Quote from PropertyForum.com : “Over the last 10 years or so we have seen periodical concerns that the Australian property market is out of control, creating a dangerous bubble which is about to burst. We have seen government, opposition leaders and an array of consumer associations across Australia looking at ways to control property prices and allow the younger…..”
Harry Dent believes that China is headed for an economic collapse which will have a major impact upon Chinese investors, their savings and may force some people to repatriate their assets. When you bear in mind that Chinese investment is a major element of the Australian property market, although not the only guiding light, this will likely have some impact especially in areas where property prices have been buoyant.
Price to income ratios
While there are some elements of the argument which seem a little far-fetched, there is no doubt that property prices in China have pushed ahead over the short to medium term and indeed the Chinese authorities have attempted on numerous occasions to rein back this growth. So far these attempts have been relatively unsuccessful but if history is any guide then the Chinese authorities will eventually get their way.
The comments attributed to Harry Dent suggest the property price to income ratio in China is around 30 times and the level in Sydney and Melbourne around 10 times. He is citing the collapse in California real estate some years ago which was triggered by a 10 times income to property price ratio although in reality we are living in very different times. It is worth noting that worldwide interest rates are at record lows, there is liquid finance available to keep the worldwide economy moving and even countries such as the UK, where real estate is strong and the economy is improving, do not foresee a short-term increase in base rates.
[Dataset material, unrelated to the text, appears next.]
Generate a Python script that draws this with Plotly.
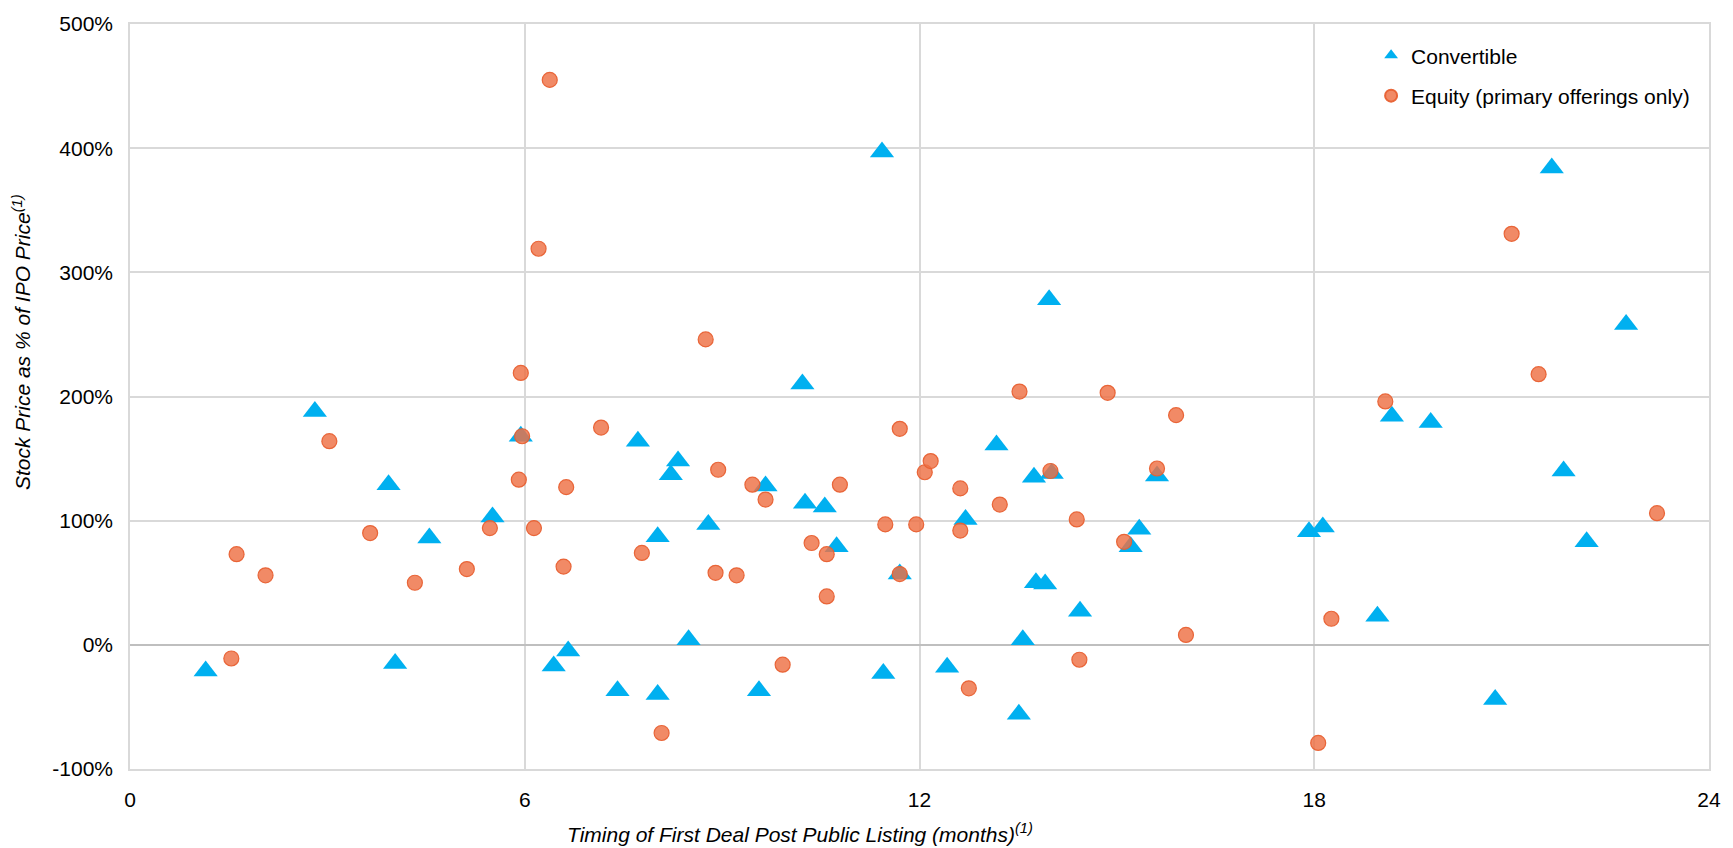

It is likely that we will see a reduction in Chinese overseas real estate investment in the short to medium term but whether this leads to a collapse of anywhere up to 50% in Australian property prices is debatable. We will need to see an unwinding of the worldwide interest rate situation in due course, worldwide real estate markets may mark time during this process but to suggest a reduction of between 30% and 50% in the value of Australian real estate seems far-fetched. It is also worth noting that the Australian economy has remained relatively strong of late, previous and current governments have invested impressively for the future and Australia now has a presence on the worldwide trading arena the like of which it has not enjoyed before.
For some reason the Australian real estate market seems to attract more than its fair share of criticism, boom and bust scenarios and forecasts of significant asset price drops. However, it has proved to be resilient in the past, the economy is not on the verge of collapse and while we may see a deflating of localised property price bubbles across Australia very few people expect a collapse.